Tuesday, September 1, 2009

art and identity

Some/One 2001
stainless steel military dog tags, nickel-plated copper sheets, steel structure, glass fiber reinforced resin, rubber sheets.
Figure: 81 x 126 inches
Installation View at Korean Pavilion at Venice Biennale.
Do-ho Suh is a Korean born contemporary sculpture and installation artist. He was born in 1962 and moved from Korea to the United States in 1991. This relocation had a defining impact on his work, with identity and the notion of 'home' being at the core of most of his work. I first studied him in High School and still find the way he presents such deep complex human emotions with such sensitivity and clarity, fascinating.

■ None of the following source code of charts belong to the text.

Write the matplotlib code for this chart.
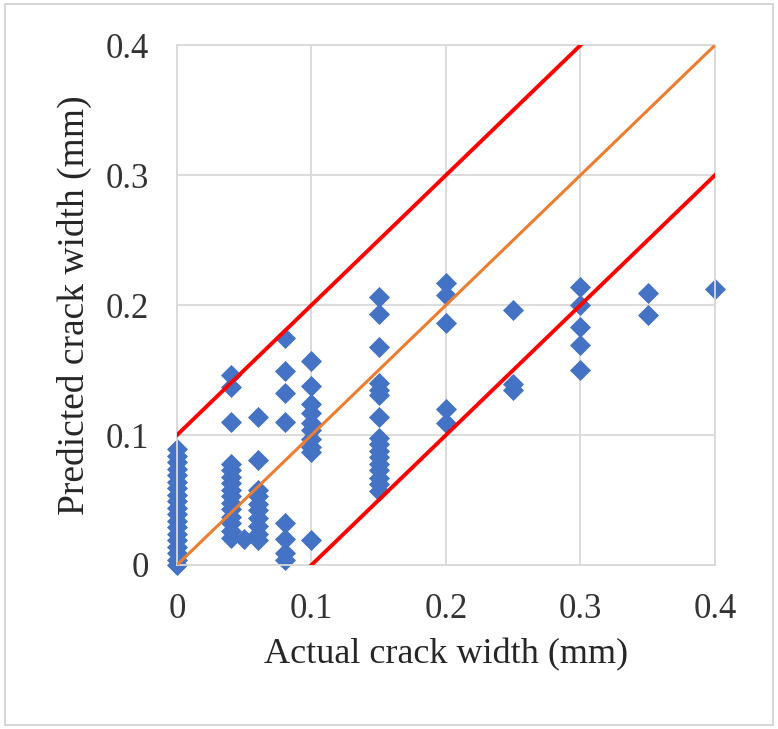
import matplotlib
matplotlib.use("Agg")
import matplotlib.pyplot as plt
from matplotlib.patches import Rectangle

# actual crack width (mm) and predicted crack width (mm)
actual = ([0.0] * 19
          + [0.04] * 15
          + [0.05]
          + [0.06] * 10
          + [0.08] * 8
          + [0.1] * 10
          + [0.15] * 16
          + [0.2] * 5
          + [0.25] * 3
          + [0.3] * 5
          + [0.35] * 2
          + [0.4])
predicted = ([0.0, 0.004, 0.009, 0.014, 0.019, 0.024, 0.029, 0.034, 0.039, 0.044,
              0.049, 0.054, 0.059, 0.064, 0.069, 0.074, 0.079, 0.084, 0.089]
             + [0.146, 0.137, 0.110, 0.078, 0.073, 0.068, 0.063, 0.058, 0.053, 0.048,
                0.043, 0.037, 0.032, 0.026, 0.021]
             + [0.020]
             + [0.114, 0.081, 0.058, 0.053, 0.047, 0.042, 0.036, 0.030, 0.024, 0.019]
             + [0.175, 0.149, 0.132, 0.110, 0.032, 0.020, 0.009, 0.004]
             + [0.157, 0.138, 0.124, 0.117, 0.109, 0.104, 0.097, 0.091, 0.087, 0.019]
             + [0.206, 0.193, 0.168, 0.140, 0.135, 0.131, 0.114, 0.098, 0.093, 0.088,
                0.083, 0.078, 0.073, 0.067, 0.062, 0.057]
             + [0.217, 0.208, 0.186, 0.120, 0.109]
             + [0.196, 0.139, 0.135]
             + [0.214, 0.200, 0.183, 0.169, 0.150]
             + [0.209, 0.192]
             + [0.212])

line_x = [0.0, 0.4]
upper_x = [0.0, 0.3]
lower_x = [0.1, 0.4]
ticks = [0, 0.1, 0.2, 0.3, 0.4]
tick_labels = ["0", "0.1", "0.2", "0.3", "0.4"]

plt.rcParams['font.family'] = ['Liberation Serif', 'DejaVu Serif']

fig = plt.figure(figsize=(7.78, 7.29), dpi=100)
ax = fig.add_axes([0.2275, 0.225, 0.6915, 0.713])

ax.plot(upper_x, [v + 0.1 for v in upper_x], color='#FF0000', lw=2.8, zorder=3)
ax.plot(line_x, line_x, color='#ED7D31', lw=2.2, zorder=3)
ax.plot(lower_x, [v - 0.1 for v in lower_x], color='#FF0000', lw=2.8, zorder=3)
ax.scatter(actual, predicted, marker='D', s=115, color='#4472C4', lw=0,
           zorder=2, clip_on=False)

ax.set_xlim(0, 0.4)
ax.set_ylim(0, 0.4)
ax.set_xticks(ticks)
ax.set_xticklabels(tick_labels)
ax.set_yticks(ticks)
ax.set_yticklabels(tick_labels)
ax.tick_params(length=0, labelsize=25, colors='#333333', pad=20)
ax.grid(True, color='#D9D9D9', lw=1.3)
ax.set_axisbelow(True)
for s in ax.spines.values():
    s.set_color('#D9D9D9')
    s.set_linewidth(1.3)

ax.set_xlabel("Actual crack width (mm)", fontsize=26, color='#262626', labelpad=9)
ax.set_ylabel("Predicted crack width (mm)", fontsize=27, color='#262626', labelpad=10)

fig.patches.append(Rectangle((0.006, 0.006), 0.988, 0.988, transform=fig.transFigure,
                             fill=False, edgecolor='#D0D0D0', lw=1.2))

fig.savefig("out.png", dpi=100)
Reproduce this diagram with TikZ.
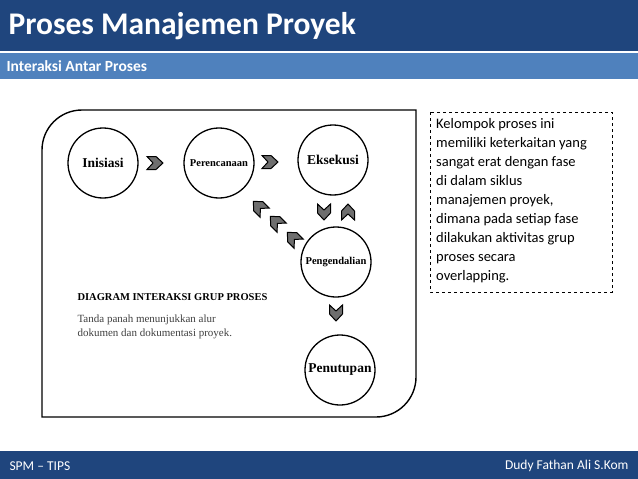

In Some/One (above) Suh places thousands of dog tags all over the gallery floor that eventually rise and form a robed figure. The intensity of the work grows as the viewer moves through the installation. The sound of walking over the thousands of dog tags is an important element of the artwork. In this work Suh is exploring identity in relation to the collective in both mandatory military service in Korea and in life. The uniformity and conformity of Suh's experience in the military impacted his own sense of identity.

Each dog tag embodies one individual identity, each being a precious, unique entity but each is lost in repetition as the single becomes the many and the many function to become one unity. In this particular work Suh is exploring the point at which the individual's role in the group is at the cost of their unique identity.